My previous article dug into spread-based models, and how there is a guaranteed long term profitability if any given model has above ~53% accuracy on correctly predicting spreads. The other common bet, “moneylines” (simply the winner of the game) require binary classification models to be used: the predicted outcome from the model can only fall into two categories. In this case, those categories would be a home team either winning or losing. These models take a few more steps compared to a spread-based model, in which some sort of regression technique would be used, in order to figure out whether a given model is profitable, but here are the basic steps:
- Firstly, the accuracy, AUC score, and other performance metrics of any given classification model should be relatively high. A good AUC score is anything above 0.7; for accuracy, a good baseline threshold to compare to is 66%, as this is the accuracy of NFL moneyline predictions from sportsbooks since 2002. Sidenote: This makes the machine learning techniques much more intricate and require different architecture than a conventional model built with sklearn or tensorflow, as the expected accuracy from a machine learning model in most fields is 90+%, whereas our definition of success is likely anything over 66%
- This is not how it ends though, because the games will have a large distribution of odds for the winner, ranging from heavy favorites of -1400, to a toss up where the winner is +100, to a heavy underdog at +1400. So, even if a given model has >70% accuracy, if the correct picks are all heavy favorites and it loses all those 50/50 games, then the model still would not be profitable (most likely). Likewise, a model with only 50% accuracy could also be profitable if the opposite is true (it gets a lot of the underdog wins right while missing the 50/50s). This is where the kelly criterion comes in. This is a formula originally invented for financial models for stock market but can also be applied to sports betting when comparing a model to the given odds by the bookies. The formula is given below:
K = (PB-Q)/B
Here, the output (K) is a fraction of the total bankroll that the bet size should be (if it is not profitable, then K<0 which means the bet should not be placed). For example if I set aside $1,000 to use for sports books in an account and k=0.30 for a certain bet, then this formula tells us to place a $300 this bet (1000*0.30). The output is generally scaled down to make smaller bets in reality.

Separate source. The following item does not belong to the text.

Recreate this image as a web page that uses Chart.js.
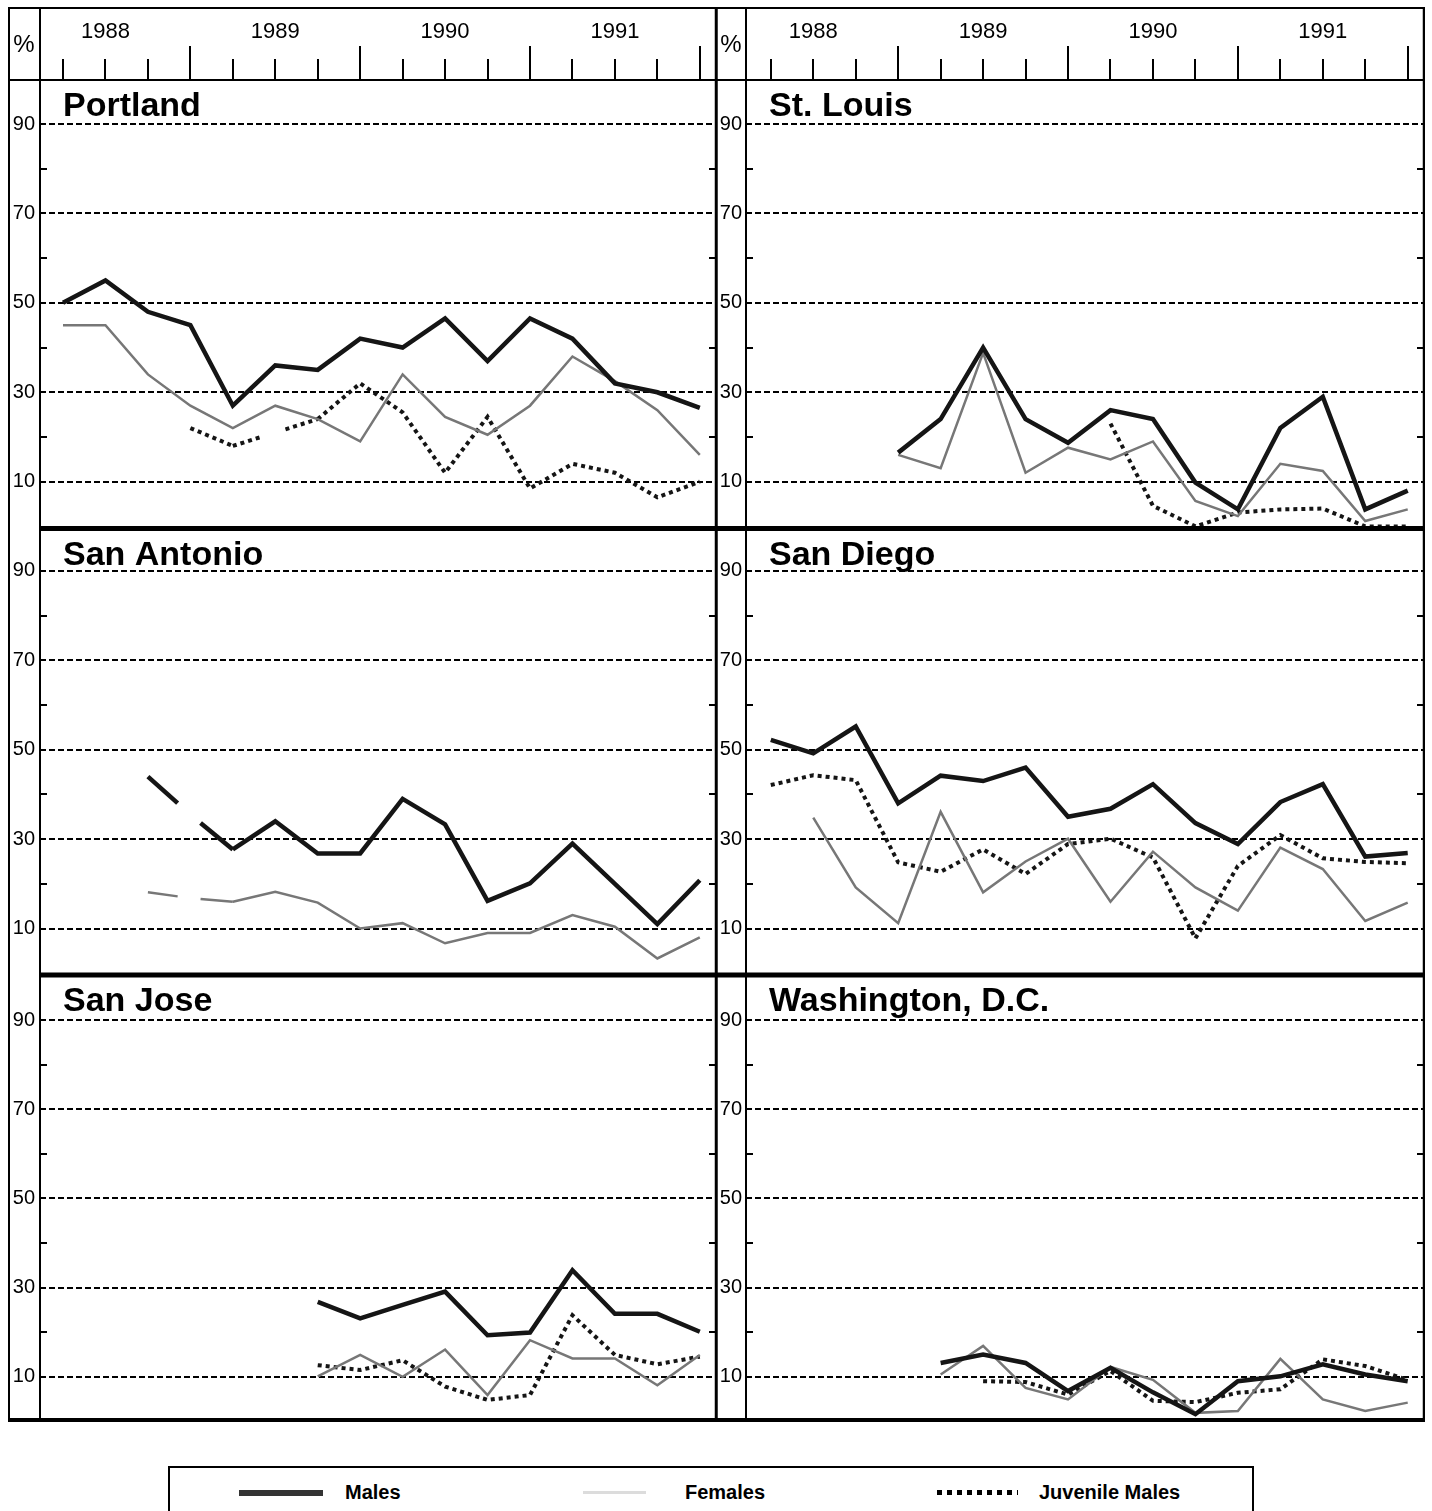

P=probability of a team winning derived from the model
Q = 1-P = probability of team losing
B = odds given by a sportsbook
This formula will be fully derived for those interested in another article, but for now let’s focus on how this is applied.
3. Now that the kelly criterion has given a specific dollar amount for each bet, a given model can now return an ROI. Simply use the model to predict probabilities for a new set of data the model has not been trained on, but still has truth labels (i.e., the result/outcome is known). Then, use the kelly criteria and compare the odds for those given games from the sportsbook. This will allow a “simulated bet” where the bet outcome would be known based on whether the model was correct and the moneyline odds for that game. Now each of these bets will be simulated for the entire dataset, and the ROI will simply be:
100*(Mf-Mi)/Mi ,
where Mf/Mi are the bankroll after all the simulated bets were placed and the starting balance respectively.